BEM RESOLVIDOS O casal paulista Emerson Fernandes e Thais Borgo, junto na reforma do apartamento. Ela ganha mais – e ele apoia (Foto: Marcelo Min/Fotogarrafa/ÉPOCA)
BEM RESOLVIDOS  
O casal paulista Emerson Fernandes e Thais Borgo, 
junto na reforma do apartamento. Ela ganha mais – e ele apoia 
(Foto: Marcelo Min/Fotogarrafa/ÉPOCA)


A socióloga Alexandra Killewald, da Universidade Harvard, descobriu que as mulheres com maior renda são, ironicamente, as que menos terceirizam o trabalho de casa.
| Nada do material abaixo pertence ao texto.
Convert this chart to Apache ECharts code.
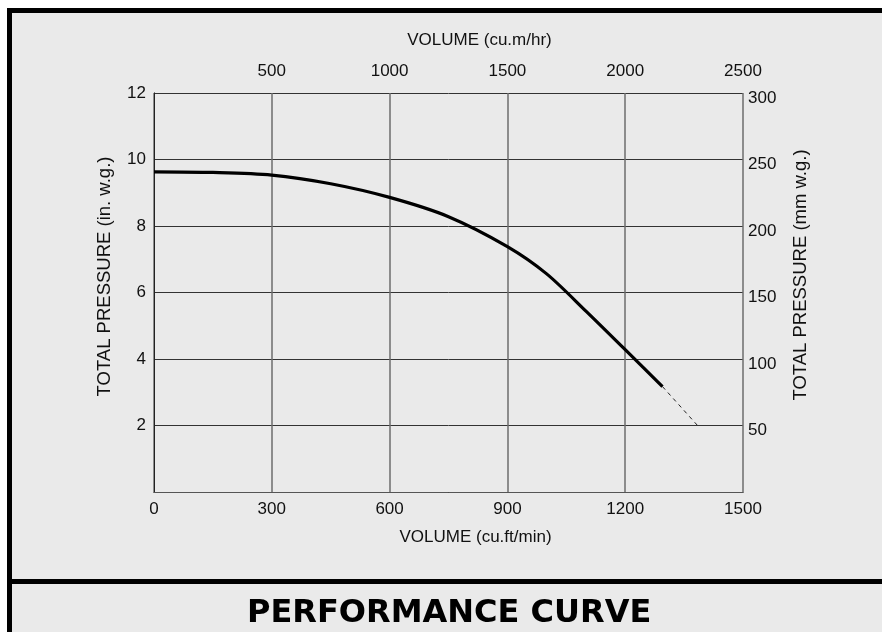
<!DOCTYPE html>
<html>
<head>
<meta charset="utf-8">
<script src="https://cdn.jsdelivr.net/npm/echarts@6/dist/echarts.min.js"></script>
<style>
  html, body { margin: 0; padding: 0; background: #ffffff; }
  #chart { width: 882px; height: 632px; }
</style>
</head>
<body>
<div id="chart"></div>
<script>
// ---- data ----
const volumeCfm = [0, 150, 300, 450, 600, 750, 900, 1000, 1100, 1200, 1295];
const pressureInWg = [9.63, 9.61, 9.53, 9.27, 8.86, 8.28, 7.38, 6.56, 5.44, 4.28, 3.17];
const extCfm = [1295, 1385];
const extPressure = [3.17, 1.99];

const bottomTicks = [0, 300, 600, 900, 1200, 1500];
const topTicks = [0, 500, 1000, 1500, 2000, 2500];
const leftTicks = [0, 2, 4, 6, 8, 10, 12];
const rightTicks = [0, 50, 100, 150, 200, 250, 300];

const titleText = 'PERFORMANCE CURVE';
const bottomName = 'VOLUME (cu.ft/min)';
const topName = 'VOLUME (cu.m/hr)';
const leftName = 'TOTAL PRESSURE (in. w.g.)';
const rightName = 'TOTAL PRESSURE (mm w.g.)';

// ---- chart ----
const chart = echarts.init(document.getElementById('chart'), null, { renderer: 'canvas' });
const FONT = '"Liberation Sans", Arial, sans-serif';
const labelStyle = { color: '#111', fontFamily: FONT, fontSize: 17 };
const step = a => a[1] - a[0];
const last = a => a[a.length - 1];
const plain = v => String(v);
const hideZero = v => (v === 0 ? '' : String(v));

const mainData = volumeCfm.map((v, i) => [v, pressureInWg[i]]);
const extData = extCfm.map((v, i) => [v, extPressure[i]]);

const option = {
  backgroundColor: '#eaeaea',
  animation: false,
  grid: { left: 154, top: 93, width: 589, height: 399, containLabel: false },
  xAxis: [
    {
      type: 'value', position: 'bottom',
      min: bottomTicks[0], max: last(bottomTicks), interval: step(bottomTicks),
      name: bottomName, nameLocation: 'middle', nameGap: 37,
      nameTextStyle: { color: '#111', fontFamily: FONT, fontSize: 17, padding: [0, 0, 0, 54] },
      axisLine: { show: true, lineStyle: { color: '#222', width: 1 } },
      axisTick: { show: false },
      axisLabel: Object.assign({ margin: 9, formatter: plain }, labelStyle),
      splitLine: { show: true, lineStyle: { color: '#6c6c6c', width: 1.5 } }
    },
    {
      type: 'value', position: 'top',
      min: topTicks[0], max: last(topTicks), interval: step(topTicks),
      name: topName, nameLocation: 'middle', nameGap: 44,
      nameTextStyle: { color: '#111', fontFamily: FONT, fontSize: 17, padding: [0, 0, 0, 62] },
      axisLine: { show: true, lineStyle: { color: '#555', width: 1 } },
      axisTick: { show: false },
      axisLabel: Object.assign({ margin: 13, showMinLabel: false, formatter: hideZero }, labelStyle),
      splitLine: { show: false }
    }
  ],
  yAxis: [
    {
      type: 'value', position: 'left',
      min: leftTicks[0], max: last(leftTicks), interval: step(leftTicks),
      name: leftName, nameLocation: 'middle', nameGap: 40,
      nameTextStyle: { color: '#111', fontFamily: FONT, fontSize: 18.5, padding: [0, 0, 0, 32] },
      axisLine: { show: true, lineStyle: { color: '#777', width: 1 } },
      axisTick: { show: false },
      axisLabel: Object.assign({ margin: 8, showMinLabel: false, formatter: hideZero }, labelStyle),
      splitLine: { show: true, lineStyle: { color: '#333', width: 1 } }
    },
    {
      type: 'value', position: 'right',
      min: rightTicks[0], max: last(rightTicks), interval: step(rightTicks),
      name: rightName, nameLocation: 'middle', nameGap: 48,
      nameTextStyle: { color: '#111', fontFamily: FONT, fontSize: 18.5, padding: [0, 0, 0, 35] },
      axisLine: { show: true, lineStyle: { color: '#222', width: 1 } },
      axisTick: { show: false },
      axisLabel: Object.assign({ margin: 5, showMinLabel: false, formatter: hideZero,
        verticalAlign: 'top', lineHeight: 10 }, labelStyle),
      splitLine: { show: false }
    }
  ],
  series: [
    {
      name: 'Performance', type: 'line', xAxisIndex: 0, yAxisIndex: 0,
      data: mainData, smooth: 0.3, symbol: 'none',
      lineStyle: { color: '#000', width: 3.2, cap: 'butt' }, z: 5
    },
    {
      name: 'Extension', type: 'line', xAxisIndex: 0, yAxisIndex: 0,
      data: extData, smooth: false, symbol: 'none',
      lineStyle: { color: '#222', width: 1, type: [4, 4] }, z: 4
    }
  ],
  graphic: [
    { type: 'rect', shape: { x: 0, y: 0, width: 882, height: 8 }, style: { fill: '#ffffff' }, silent: true },
    { type: 'rect', shape: { x: 0, y: 0, width: 7, height: 632 }, style: { fill: '#ffffff' }, silent: true },
    { type: 'rect', shape: { x: 7, y: 8, width: 875, height: 5 }, style: { fill: '#000' }, silent: true },
    { type: 'rect', shape: { x: 7, y: 8, width: 5, height: 624 }, style: { fill: '#000' }, silent: true },
    { type: 'rect', shape: { x: 7, y: 579, width: 875, height: 5 }, style: { fill: '#000' }, silent: true },
    {
      type: 'text', left: 447 - 200, top: 598, silent: true,
      style: {
        text: titleText, fill: '#000',
        font: 'bold 32px "DejaVu Sans", Verdana, sans-serif',
        width: 400, align: 'left'
      }
    }
  ]
};
chart.setOption(option);
</script>
</body>
</html>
Entre as mulheres que trabalham, cada US$ 10 mil ganhos ao ano correspondem à diminuição de uma hora por semana nas atividades domésticas. Elas contratam empregadas, dividem as tarefas com marido e filhos ou simplesmente deixam de fazer algumas coisas. Contentam-se, até certa medida, com a casa menos arrumada. Entre as mulheres com os salários mais altos, porém, a carga de trabalho em casa diminui apenas 0,4 hora por semana. Talvez seja um ranço do efeito compensatório detectado por pesquisadores em outros estudos. “As mulheres não conseguem comprar facilmente a igualdade quando o assunto são as responsabilidades domésticas”, escreve Alexandra.

A solução para o embate entre salários e egos é tão simples quanto difícil de colocar em prática. Depende de uma mudança de mentalidade – deles e delas. A atleta Maria Elisa Antonelli, de 29 anos, do Rio de Janeiro, e o namorado, Leandro Pinheiro, de 31 anos, conseguiram escapar dos antigos estereótipos. Ela faz dupla com a jogadora Juliana no vôlei de praia e ganha mais do que Leandro, seu técnico. Nenhum dos dois vê problema nisso. “Para mim, é natural que as contas sejam divididas proporcionalmente aos ganhos de cada um”, afirma Elisa. A executiva americana Sheryl Sandberg, diretora de operações do Facebook, afirma em um novo livro que a escolha de um marido que apoie a carreira é a escolha mais importante da vida profissional de uma mulher. “Tenho um marido maravilhoso que divide tudo comigo meio a meio.” A conclusão de uma pesquisa feita pelos psicólogos americanos Patrick Coughlin e Jay Wade, da Universidade Fordham, é a mesma: a melhor maneira de lidar com esse assunto é encontrar um parceiro afinado com a ideia de ascensão profissional da companheira.

O paulista Emerson Fernandes, de 33 anos, e a psicóloga Thais Borgo, de 30 anos, conseguiram essa sintonia. Ele escolheu ganhar menos, para trabalhar numa organização não governamental. Hoje, está numa empresa pequena, e seu salário é menor que o de Thais. Ela paga quase todas as contas, ele dá uma boa ajuda nas tarefas domésticas. Ambos entendem que o maior desafio no relacionamento é zelar para que ele prossiga.